Work to do
Print, please, exactly and only the lines between the line holding "Output the Python" and the line holding "ltbp='#F8A145', text='#999999', title='#6B6B6B', grid='#F3F3F3')", inclusive, omitting any pictures.

Recorded data

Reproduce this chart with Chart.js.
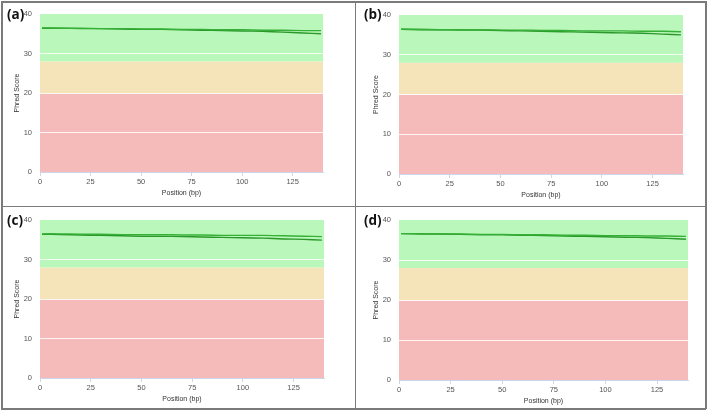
<!DOCTYPE html>
<html>
<head>
<meta charset="utf-8">
<script src="https://cdn.jsdelivr.net/npm/chart.js@4/dist/chart.umd.min.js"></script>
<style>
  html, body { margin: 0; padding: 0; background: #fff; }
  #fig { position: relative; width: 708px; height: 412px; overflow: hidden; }
  .panel { position: absolute; }
  .line { position: absolute; background: #7a7a7a; z-index: 5; }
  .tag { position: absolute; z-index: 6; font: bold 13.5px "Open Sans", "DejaVu Sans", sans-serif; color: #111; line-height: 14px; }
</style>
</head>
<body>
<div id="fig">
  <div class="panel" style="left:0;top:0;width:355px;height:206px"><canvas id="cA"></canvas></div>
  <div class="panel" style="left:355px;top:0;width:353px;height:206px"><canvas id="cB"></canvas></div>
  <div class="panel" style="left:0;top:206px;width:355px;height:206px"><canvas id="cC"></canvas></div>
  <div class="panel" style="left:355px;top:206px;width:353px;height:206px"><canvas id="cD"></canvas></div>

  <div class="line" style="left:1px;top:1px;width:705px;height:1.5px"></div>
  <div class="line" style="left:1px;top:408px;width:705px;height:1.5px"></div>
  <div class="line" style="left:1px;top:1px;width:1.5px;height:408px"></div>
  <div class="line" style="left:705px;top:1px;width:1.5px;height:408px"></div>
  <div class="line" style="left:354.5px;top:1px;width:1.5px;height:408px"></div>
  <div class="line" style="left:1px;top:205.5px;width:705px;height:1.5px"></div>

  <div class="tag" style="left:7px;top:7px">(a)</div>
  <div class="tag" style="left:364px;top:7px">(b)</div>
  <div class="tag" style="left:7px;top:213px">(c)</div>
  <div class="tag" style="left:364px;top:213px">(d)</div>
</div>
<script>
// positions along the read (bp)
const positions = [1, 10, 20, 30, 40, 50, 60, 70, 80, 90, 100, 110, 120, 130, 139];
const xTicks = [0, 25, 50, 75, 100, 125];
const yTicks = [0, 10, 20, 30, 40];

// mean phred score per position, two reads per panel
const aR1 = [36.5, 36.4, 36.4, 36.3, 36.3, 36.2, 36.2, 36.1, 36.1, 36.0, 36.0, 35.9, 35.9, 35.8, 35.8];
const aR2 = [36.4, 36.4, 36.3, 36.3, 36.2, 36.1, 36.1, 36.0, 35.9, 35.8, 35.7, 35.6, 35.4, 35.2, 35.0];
const bR1 = [36.4, 36.4, 36.3, 36.3, 36.3, 36.2, 36.2, 36.1, 36.1, 36.0, 36.0, 36.0, 35.9, 35.9, 35.8];
const bR2 = [36.4, 36.3, 36.3, 36.2, 36.2, 36.1, 36.0, 35.9, 35.8, 35.7, 35.6, 35.5, 35.4, 35.2, 35.0];
const cR1 = [36.5, 36.5, 36.4, 36.4, 36.3, 36.3, 36.3, 36.2, 36.2, 36.1, 36.1, 36.1, 36.0, 35.9, 35.8];
const cR2 = [36.4, 36.3, 36.2, 36.1, 36.0, 35.9, 35.9, 35.8, 35.7, 35.6, 35.5, 35.4, 35.2, 35.1, 34.9];
const dR1 = [36.6, 36.6, 36.5, 36.5, 36.4, 36.4, 36.3, 36.3, 36.2, 36.2, 36.1, 36.1, 36.0, 36.0, 35.9];
const dR2 = [36.6, 36.5, 36.5, 36.4, 36.3, 36.3, 36.2, 36.1, 36.0, 35.9, 35.8, 35.7, 35.6, 35.4, 35.2];

// quality zones (phred)
const bandEdges = [0, 20, 28, 40];
const BAND_COLORS = ['#f5baba', '#f5e3ba', '#baf7ba'];

const bandsPlugin = {
  id: 'bands',
  beforeDraw(chart) {
    const { ctx, chartArea, scales } = chart;
    const y = scales.y;
    ctx.save();
    for (let i = 0; i < bandEdges.length - 1; i++) {
      const top = y.getPixelForValue(bandEdges[i + 1]);
      const bot = y.getPixelForValue(bandEdges[i]);
      ctx.fillStyle = BAND_COLORS[i];
      ctx.fillRect(chartArea.left, top, chartArea.right - chartArea.left, bot - top);
    }
    ctx.restore();
  }
};

const TICK_FONT = { family: '"Liberation Sans", Arial, sans-serif', size: 7.5 };
const TITLE_FONT = { family: '"Liberation Sans", Arial, sans-serif', size: 7 };

function makePanel(id, r1, r2, g) {
  // g: plot area in canvas coords {left, right, top, bottom, w, h}
  const ctx = document.getElementById(id).getContext('2d');
  return new Chart(ctx, {
    type: 'line',
    data: {
      datasets: [
        { label: 'R1', data: positions.map((p, i) => ({ x: p, y: r1[i] })), borderColor: '#36b036', borderWidth: 1.4 },
        { label: 'R2', data: positions.map((p, i) => ({ x: p, y: r2[i] })), borderColor: '#2a982a', borderWidth: 1.4 }
      ]
    },
    options: {
      responsive: true,
      maintainAspectRatio: false,
      animation: false,
      elements: { point: { radius: 0 }, line: { tension: 0.2 } },
      layout: { padding: { left: g.left - 34, right: g.w - g.right, top: g.top, bottom: g.h - g.bottom - 30 } },
      plugins: { legend: { display: false }, tooltip: { enabled: false } },
      scales: {
        x: {
          type: 'linear', min: 0, max: 140,
          afterBuildTicks: s => { s.ticks = xTicks.map(v => ({ value: v })); },
          afterFit: s => { s.height = 30; },
          border: { display: true, color: '#ccd6eb' },
          grid: { drawOnChartArea: false, drawTicks: true, tickLength: 4, color: '#ccd6eb' },
          ticks: { font: TICK_FONT, color: '#555', padding: 1, maxRotation: 0 },
          title: { display: true, text: 'Position (bp)', font: TITLE_FONT, color: '#333', padding: { top: 0, bottom: 5 } }
        },
        y: {
          min: 0, max: 40,
          afterBuildTicks: s => { s.ticks = yTicks.map(v => ({ value: v })); },
          afterFit: s => { s.width = 34; },
          border: { display: false },
          grid: { drawTicks: false, color: c => (c.tick && (c.tick.value === 0 || c.tick.value === 40) ? 'rgba(0,0,0,0)' : 'rgba(255,255,255,0.85)'), lineWidth: 1 },
          ticks: { font: TICK_FONT, color: '#555', padding: 8 },
          title: { display: true, text: 'Phred Score', font: TITLE_FONT, color: '#333', padding: { top: 7, bottom: 0 } }
        }
      }
    },
    plugins: [bandsPlugin]
  });
}

makePanel('cA', aR1, aR2, { left: 40, right: 323, top: 14, bottom: 172, w: 355, h: 206 });
makePanel('cB', bR1, bR2, { left: 44, right: 328, top: 15, bottom: 174, w: 353, h: 206 });
makePanel('cC', cR1, cR2, { left: 40, right: 324, top: 14, bottom: 172, w: 355, h: 206 });
makePanel('cD', dR1, dR2, { left: 44, right: 333, top: 14, bottom: 174, w: 353, h: 206 });
</script>
</body>
</html>
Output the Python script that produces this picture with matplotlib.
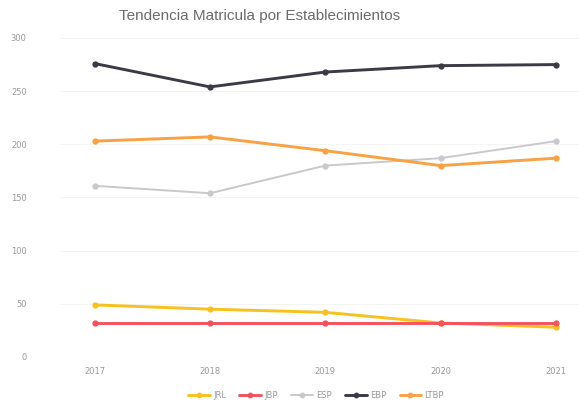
import matplotlib
matplotlib.use('Agg')
import matplotlib.pyplot as plt

# ── Datos ────────────────────────────────────────────────────────────────────
years = ['2017', '2018', '2019', '2020', '2021']
series_names = ['JRL', 'JBP', 'ESP', 'EBP', 'LTBP']
jrl  = [49, 45, 42, 32, 28]
jbp  = [32, 32, 32, 32, 32]
esp  = [161, 154, 180, 187, 203]
ebp  = [276, 254, 268, 274, 275]
ltbp = [203, 207, 194, 180, 187]
yticks = [0, 50, 100, 150, 200, 250, 300]

C = dict(jrl='#F7C21E', jbp='#F5525F', esp='#C9C9CD', ebp='#3B3B48',
         ltbp='#F8A145', text='#999999', title='#6B6B6B', grid='#F3F3F3')

fig = plt.figure(figsize=(5.84, 4.09), dpi=100)
fig.patch.set_facecolor('white')
ax = fig.add_axes([60 / 584, 52 / 409, 519 / 584, 319 / 409])

x = list(range(len(years)))
styles = [
    (jrl,  series_names[0], C['jrl'],  2.1),
    (jbp,  series_names[1], C['jbp'],  2.1),
    (esp,  series_names[2], C['esp'],  1.4),
    (ebp,  series_names[3], C['ebp'],  2.1),
    (ltbp, series_names[4], C['ltbp'], 2.1),
]
for data, name, color, lw in styles:
    ax.plot(x, data, color=color, linewidth=lw, marker='o', markersize=3.5,
            label=name, solid_capstyle='round')

ax.set_xlim(-0.3, 4.2)
ax.set_ylim(0, 300)
ax.set_xticks(x)
ax.set_xticklabels(years)
ax.set_yticks(yticks)
ax.tick_params(axis='both', length=0, labelsize=6, colors=C['text'])
ax.tick_params(axis='y', pad=24)
ax.tick_params(axis='x', pad=7)
for sp in ax.spines.values():
    sp.set_visible(False)
ax.grid(axis='y', color=C['grid'], linewidth=0.6)
ax.set_axisbelow(True)

fig.text(260 / 584, 1 - 16 / 409, 'Tendencia Matricula por Establecimientos',
         ha='center', va='center', fontsize=11, color=C['title'],
         family='Liberation Sans')

fig.legend(loc='center', bbox_to_anchor=(316 / 584, 1 - 395 / 409), ncol=5,
           frameon=False, fontsize=6, labelcolor=C['text'], handlelength=2.6,
           columnspacing=1.6, handletextpad=0.4, markerscale=0.9)

fig.savefig('out.png', dpi=100, facecolor='white')
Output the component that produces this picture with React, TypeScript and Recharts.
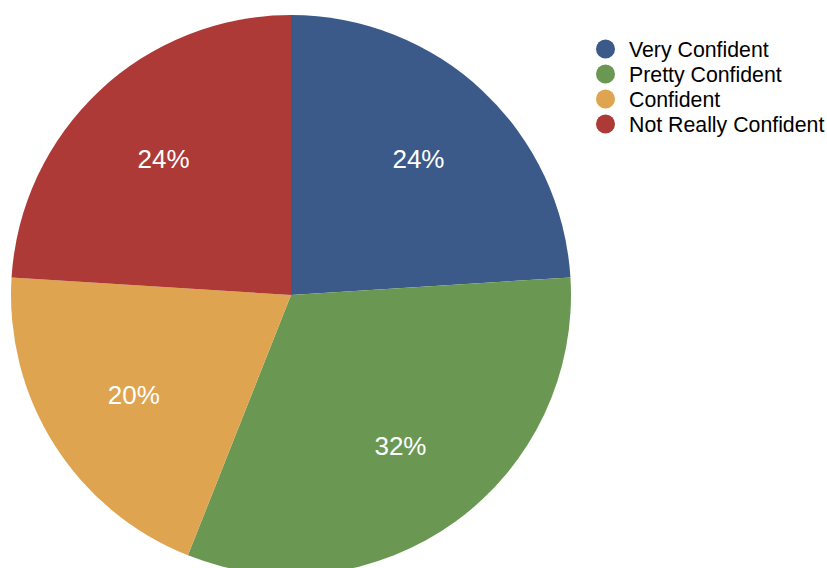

Full answer
Output the Python script that produces this picture with matplotlib.
import matplotlib
matplotlib.use('Agg')
import matplotlib.pyplot as plt

# ── Datos ────────────────────────────────────────────────────────────────────
years = ['2017', '2018', '2019', '2020', '2021']
series_names = ['JRL', 'JBP', 'ESP', 'EBP', 'LTBP']
jrl  = [49, 45, 42, 32, 28]
jbp  = [32, 32, 32, 32, 32]
esp  = [161, 154, 180, 187, 203]
ebp  = [276, 254, 268, 274, 275]
ltbp = [203, 207, 194, 180, 187]
yticks = [0, 50, 100, 150, 200, 250, 300]

C = dict(jrl='#F7C21E', jbp='#F5525F', esp='#C9C9CD', ebp='#3B3B48',
         ltbp='#F8A145', text='#999999', title='#6B6B6B', grid='#F3F3F3')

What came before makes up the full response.